A “hole” by definition, is a hollowed place in something solid; a cavity or pit, an opening into or through something. Doughnuts have holes, and at one place you can even buy the hole! We agree that is a good thing. My “heart”, not the flesh organ but the inner working emotions, was once solid and vibrant. I gave it freely and without much thought to those that touched the emotional side of me. I wanted to help the helpless and reached out to those who were in need with my emotions, time and money. Taking the little girl who lived next door to me to a store to buy her clothes was a real thrill for me, seeing her out playing in the dirt wearing one of the new, beautiful little outfits made me cringe but still the sight of her excited face at getting the new treasures made me so happy! I never heard one word or a thank you from her mom. I didn’t do it for a thank you but it would have been nice to have it acknowledged. A little chip from the once solid piece of my heart hit the ground at my feet. I had a friend that was pressed for finances whose birthday was coming up so it seemed the perfect time to give a gift of money to pay a tuition that I had heard was due and that made me happy, but having it received with the person telling me that it was my way of not having to spend time with them just buying them off knocked out another great BIG chip. Falling in love to find that you have been deceived you hear more chunks being chipped to fall onto the dirt. Dating someone for two years to have them run off and marry someone else without telling me I was being dumped, just seeing them walk into a place arm in arm, hole nearly complete, being left for a younger woman, it was pretty much all done.
Why am I sharing these very personal vignettes with you?
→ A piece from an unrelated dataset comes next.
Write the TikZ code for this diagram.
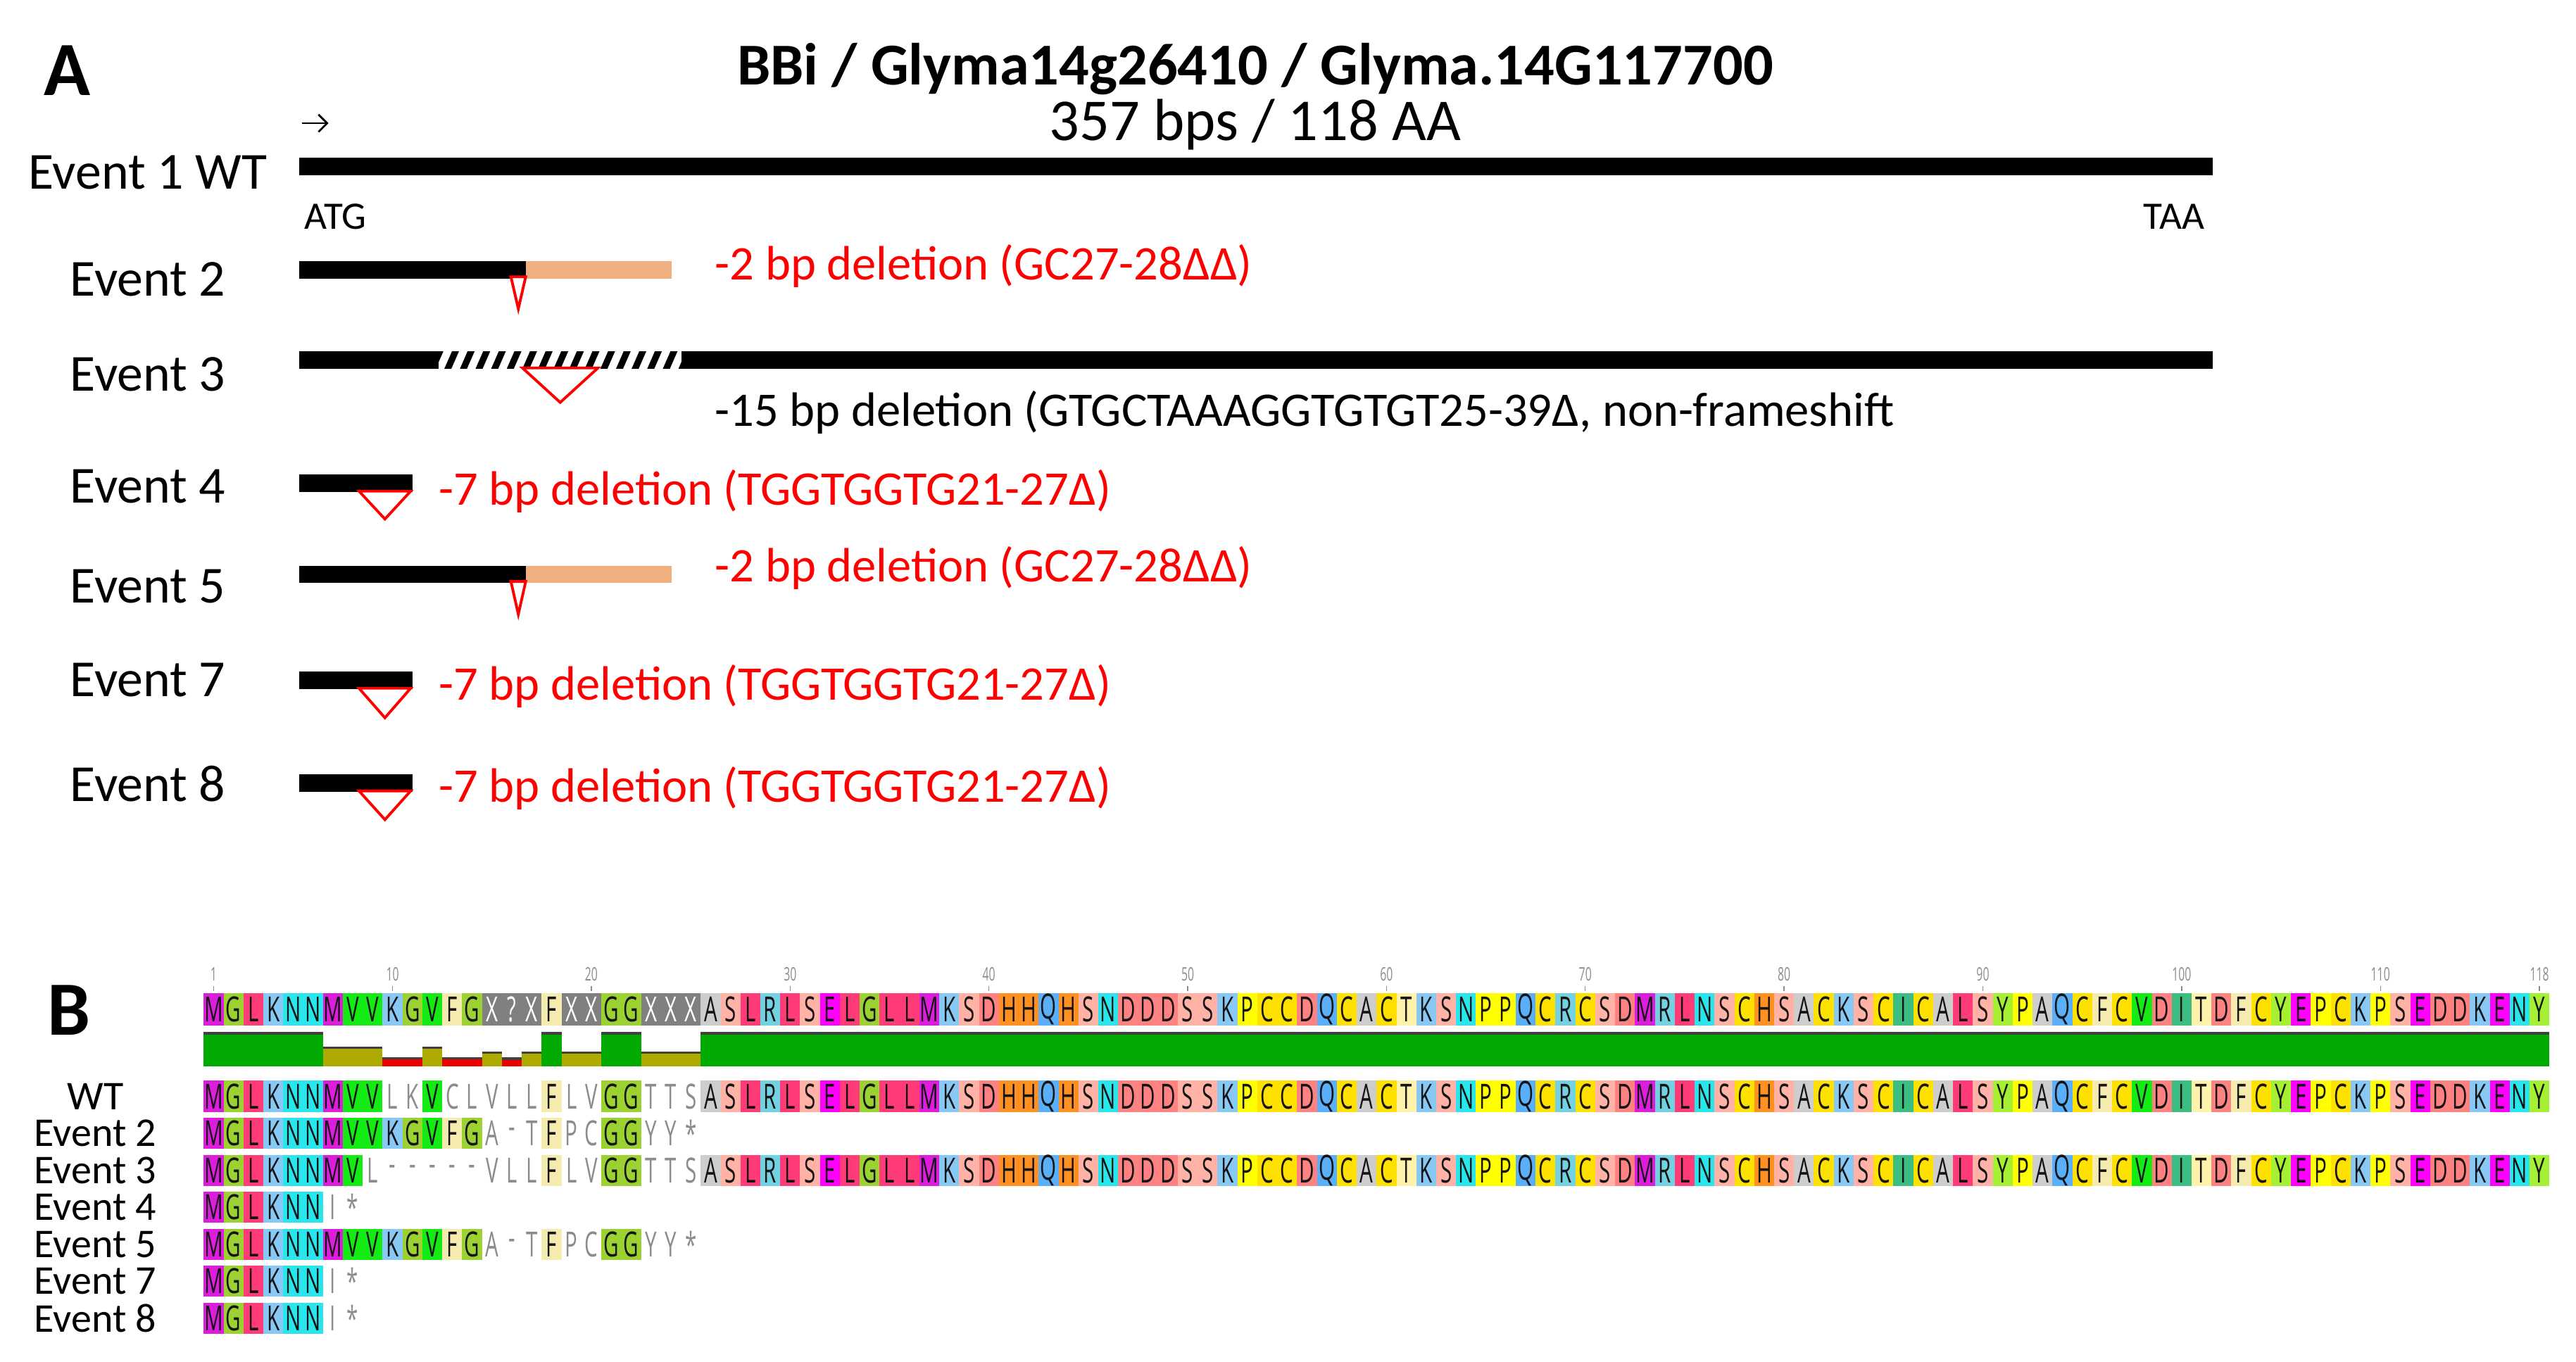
\documentclass[tikz,border=0pt]{standalone}
\usepackage{fontspec}
\setmainfont{Carlito}
\newfontfamily\seqfont[FakeStretch=0.6]{Open Sans}
\usetikzlibrary{arrows.meta}
\definecolor{aaM}{RGB}{220,30,220}
\definecolor{aaE}{RGB}{255,0,255}
\definecolor{aaG}{RGB}{155,210,50}
\definecolor{aaL}{RGB}{255,60,120}
\definecolor{aaK}{RGB}{135,200,245}
\definecolor{aaN}{RGB}{40,230,235}
\definecolor{aaV}{RGB}{20,235,20}
\definecolor{aaF}{RGB}{245,235,175}
\definecolor{aaX}{RGB}{128,128,128}
\definecolor{aaA}{RGB}{205,205,205}
\definecolor{aaS}{RGB}{255,178,165}
\definecolor{aaR}{RGB}{115,210,225}
\definecolor{aaD}{RGB}{255,130,130}
\definecolor{aaH}{RGB}{255,145,35}
\definecolor{aaQ}{RGB}{90,175,250}
\definecolor{aaP}{RGB}{255,255,0}
\definecolor{aaC}{RGB}{255,225,0}
\definecolor{aaT}{RGB}{255,242,170}
\definecolor{aaI}{RGB}{60,190,130}
\definecolor{aaY}{RGB}{165,240,50}
\definecolor{aan}{RGB}{255,255,255}
\definecolor{seqdark}{RGB}{20,20,20}
\definecolor{seqgray}{RGB}{140,140,140}
\definecolor{consgreen}{RGB}{0,170,0}
\definecolor{consolive}{RGB}{175,170,0}
\definecolor{consred}{RGB}{235,0,0}
\definecolor{cdsbeige}{RGB}{240,176,128}
\definecolor{delred}{RGB}{255,0,0}
\newcommand\aacell[6]{%
  \def\tcol{seqdark}%
  \if#6X\def\tcol{white}\fi
  \if#6n\def\tcol{seqgray}\fi
  \edef\bcol{aa#6}%
  \fill[fill=\bcol] ({124+(#2-1)*12.1},#3) rectangle ({124+#2*12.1},{#3+#4});
  \node[seqtxt,text=\tcol] (#1-#2) at ({124+(#2-0.5)*12.1},{#3+#4/2}) {#5};
}
\def\tailseq{A,S,L,R,L,S,E,L,G,L,L,M,K,S,D,H,H,Q,H,S,N,D,D,D,S,S,K,P,C,C,D,Q,C,A,C,T,K,S,N,P,P,Q,C,R,C,S,D,M,R,L,N,S,C,H,S,A,C,K,S,C,I,C,A,L,S,Y,P,A,Q,C,F,C,V,D,I,T,D,F,C,Y,E,P,C,K,P,S,E,D,D,K,E,N,Y}
\def\evtwo{M/M,G/G,L/L,K/K,N/N,N/N,M/M,V/V,V/V,K/K,G/G,V/V,F/F,G/G,A/n,-/n,T/n,F/F,P/n,C/n,G/G,G/G,Y/n,Y/n,*/n}
\def\evfour{M/M,G/G,L/L,K/K,N/N,N/N,I/n,*/n}
\begin{document}
\begin{tikzpicture}[x=0.023335cm,y=-0.023335cm,
  lab/.style={font=\fontsize{21}{25}\selectfont,inner sep=0pt},
  blab/.style={font=\fontsize{16.5}{20}\selectfont,inner sep=0pt},
  del/.style={font=\fontsize{19.5}{23}\selectfont,text=delred,anchor=west,inner sep=0pt},
  small/.style={font=\fontsize{15.7}{19}\selectfont,inner sep=0pt},
  panel/.style={font=\bfseries\fontsize{31}{36}\selectfont,inner sep=0pt},
  seqtxt/.style={font=\seqfont\fontsize{14}{16}\selectfont,inner sep=0pt},
  numtxt/.style={font=\seqfont\fontsize{7.5}{9}\selectfont,text=seqgray,inner sep=0pt},
  tri/.style={draw=delred,fill=white,line width=1.1pt,line join=miter}]
\useasboundingbox (0,0) rectangle (1568,829);

% ---------- Panel A ----------
\node[panel] (pA) at (41,43) {A};
\node[font=\bfseries\fontsize{24}{28}\selectfont,inner sep=0pt] (title) at (764,42) {BBi / Glyma14g26410 / Glyma.14G117700};
\node[font=\fontsize{24}{28}\selectfont,inner sep=0pt] (sub) at (764,76) {357 bps / 118 AA};
\coordinate (arrS) at (184,75);
\coordinate (arrE) at (200,75);
\draw[line width=0.8pt,-{Straight Barb[length=3.5pt,width=7pt]}] (arrS) -- (arrE);

% Event 1 WT
\node[lab] (l1) at (90,105) {Event 1 WT};
\fill (182,96) rectangle (1347,106.5);
\node[small,anchor=west] (atg) at (185,132) {ATG};
\node[small,anchor=east] (taa) at (1342,132) {TAA};

% Event 2
\node[lab] (l2) at (90,170) {Event 2};
\fill (182,159) rectangle (320,169.5);
\fill[cdsbeige] (320,159) rectangle (409,169.5);
\draw[tri] (311,168.5) -- (320,168.5) -- (315.5,188) -- cycle;
\node[del] (d2) at (435,162) {-2 bp deletion (GC27-28ΔΔ)};

% Event 3
\node[lab] (l3) at (90,228) {Event 3};
\fill (182,214) rectangle (267,224.5);
\fill (415,214) rectangle (1347,224.5);
\begin{scope}
  \clip (267,214) rectangle (415,224.5);
  \foreach \s in {0,...,16} \draw[line width=2.6pt] ({262+\s*9.5},227) -- ({269+\s*9.5},211);
\end{scope}
\draw[tri] (318,224) -- (364,224) -- (341,245) -- cycle;
\node[del,text=black] (d3) at (435,251) {-15 bp deletion (GTGCTAAAGGTGTGT25-39Δ, non-frameshift};

% Event 4
\node[lab] (l4) at (90,296) {Event 4};
\fill (182,289) rectangle (251,299.5);
\draw[tri] (218.5,299) -- (250,299) -- (234.3,316) -- cycle;
\node[del] (d4) at (267,299) {-7 bp deletion (TGGTGGTG21-27Δ)};

% Event 5
\node[lab] (l5) at (90,357) {Event 5};
\fill (182,344.5) rectangle (320,355);
\fill[cdsbeige] (320,344.5) rectangle (409,355);
\draw[tri] (311,354) -- (320,354) -- (315.5,374) -- cycle;
\node[del] (d5) at (435,346) {-2 bp deletion (GC27-28ΔΔ)};

% Event 7
\node[lab] (l7) at (90,414) {Event 7};
\fill (182,409) rectangle (251,419.5);
\draw[tri] (218.5,419) -- (250,419) -- (234.3,437) -- cycle;
\node[del] (d7) at (267,418) {-7 bp deletion (TGGTGGTG21-27Δ)};

% Event 8
\node[lab] (l8) at (90,477) {Event 8};
\fill (182,471.5) rectangle (251,482);
\draw[tri] (218.5,481.5) -- (250,481.5) -- (234.3,499) -- cycle;
\node[del] (d8) at (267,480) {-7 bp deletion (TGGTGGTG21-27Δ)};

% ---------- Panel B ----------
\node[panel] (pB) at (42,615) {B};

% ruler
\foreach \n in {1,10,20,30,40,50,60,70,80,90,100,110,118}{
  \node[numtxt] (num-\n) at ({124+(\n-0.5)*12.1},593) {\n};
  \draw[seqgray,line width=0.4pt] ({124+(\n-0.5)*12.1},600.5) -- ({124+(\n-0.5)*12.1},603.5);
}

% consensus
\foreach \ch/\k [count=\i] in {M/M,G/G,L/L,K/K,N/N,N/N,M/M,V/V,V/V,K/K,G/G,V/V,F/F,G/G,X/X,?/X,X/X,F/F,X/X,X/X,G/G,G/G,X/X,X/X,X/X}{
  \aacell{cons}{\i}{604.5}{20}{\ch}{\k}
}
\foreach \c [count=\i from 26] in \tailseq {\aacell{cons}{\i}{604.5}{20}{\c}{\c}}

% conservation bars
\foreach \i/\t/\col in {1/629.1/consgreen,2/629.1/consgreen,3/629.1/consgreen,4/629.1/consgreen,5/629.1/consgreen,6/629.1/consgreen,
  7/637.8/consolive,8/637.8/consolive,9/637.8/consolive,10/644.3/consred,11/644.3/consred,12/637.8/consolive,
  13/644.3/consred,14/644.3/consred,15/640.7/consolive,16/644.5/consred,17/640.8/consolive,18/629.1/consgreen,
  19/640.8/consolive,20/640.8/consolive,21/629.1/consgreen,22/629.1/consgreen,23/641/consolive,24/641/consolive,25/641/consolive}{
  \fill[\col] ({124+(\i-1)*12.1},\t) rectangle ({124+\i*12.1},649.4);
  \draw[black!75,line width=0.9pt] ({124+(\i-1)*12.1},\t) -- ({124+\i*12.1},\t);
}
\fill[consgreen] ({124+25*12.1},629.1) rectangle ({124+118*12.1},649.4);
\draw[black!75,line width=0.9pt] ({124+25*12.1},629.1) -- ({124+118*12.1},629.1);

% WT
\node[blab] (bWT) at (58,667.5) {WT};
\foreach \ch/\k [count=\i] in {M/M,G/G,L/L,K/K,N/N,N/N,M/M,V/V,V/V,L/n,K/n,V/V,C/n,L/n,V/n,L/n,L/n,F/F,L/n,V/n,G/G,G/G,T/n,T/n,S/n}{
  \aacell{wt}{\i}{658}{19}{\ch}{\k}
}
\foreach \c [count=\i from 26] in \tailseq {\aacell{wt}{\i}{658}{19}{\c}{\c}}

% Event 2
\node[blab] (b2) at (58,690) {Event 2};
\foreach \ch/\k [count=\i] in \evtwo {\aacell{etwo}{\i}{680.5}{19}{\ch}{\k}}

% Event 3
\node[blab] (b3) at (58,712.5) {Event 3};
\foreach \ch/\k [count=\i] in {M/M,G/G,L/L,K/K,N/N,N/N,M/M,V/V,L/n,-/n,-/n,-/n,-/n,-/n,V/n,L/n,L/n,F/F,L/n,V/n,G/G,G/G,T/n,T/n,S/n}{
  \aacell{ethree}{\i}{703}{19}{\ch}{\k}
}
\foreach \c [count=\i from 26] in \tailseq {\aacell{ethree}{\i}{703}{19}{\c}{\c}}

% Event 4
\node[blab] (b4) at (58,735) {Event 4};
\foreach \ch/\k [count=\i] in \evfour {\aacell{efour}{\i}{725.5}{19}{\ch}{\k}}

% Event 5
\node[blab] (b5) at (58,757.5) {Event 5};
\foreach \ch/\k [count=\i] in \evtwo {\aacell{efive}{\i}{748}{19}{\ch}{\k}}

% Event 7
\node[blab] (b7) at (58,780) {Event 7};
\foreach \ch/\k [count=\i] in \evfour {\aacell{eseven}{\i}{770.5}{19}{\ch}{\k}}

% Event 8
\node[blab] (b8) at (58,802.5) {Event 8};
\foreach \ch/\k [count=\i] in \evfour {\aacell{eeight}{\i}{793}{19}{\ch}{\k}}

\end{tikzpicture}
\end{document}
Because no matter what we think our motive is when we do any thing for someone like buying material things, or helping financially, is our way of seeking approval in the flesh. Would I have accepted you telling me that in my younger days? That would be a NO! As I have gotten older though I realize that it would have been the truth.
Giving your heart in love is not the same, but you do give it in hopes of receiving the other’s heart in return? Yes! The true loves of my life are my children. They were conceived and brought into this world without any choice of their own, flesh of my flesh and bone of my bone. Even then, there are times that a child will forsake an aging parent, or a child is left in garbage dumps or on someone’s doorstep. We seek out and have illicit love affairs, take drugs, drink alcohol to excess, or over eat, all to try to fill the “hole” that something or someone has left there.
I recently watched an episode of a reality show about a woman who had weighed 716 pounds. All of the people in her group had experienced something horrible, had a loss of some kind in their youth or found that the only control they had in their life was what they ingested. They chose food as their addiction.
It made me think about my own self and why I think or do some things that I do. The Apostle Paul said: Romans 7:16-20 “What I don’t understand about myself is that I decide one way, but then I act another, doing things I absolutely despise. So if I can’t be trusted to figure out what is best for myself and then do it, it becomes obvious that God’s command is necessary. But I need something more! For if I know the law but still can’t keep it, and if the power of sin within me keeps sabotaging my best intentions, I obviously need help! I realize that I don’t have what it takes. I can will it, but I can’t do it. I decide to do good, but I don’t really do it; I decide not to do bad, but then I do it anyway. My decisions, such as they are, don’t result in actions. Something has gone wrong deep within me and gets the better of me every time.”
Bottom line, we all have an emptiness on some level so what is my solution? Instead of seeking a cure, fill that place with the Holy Spirit!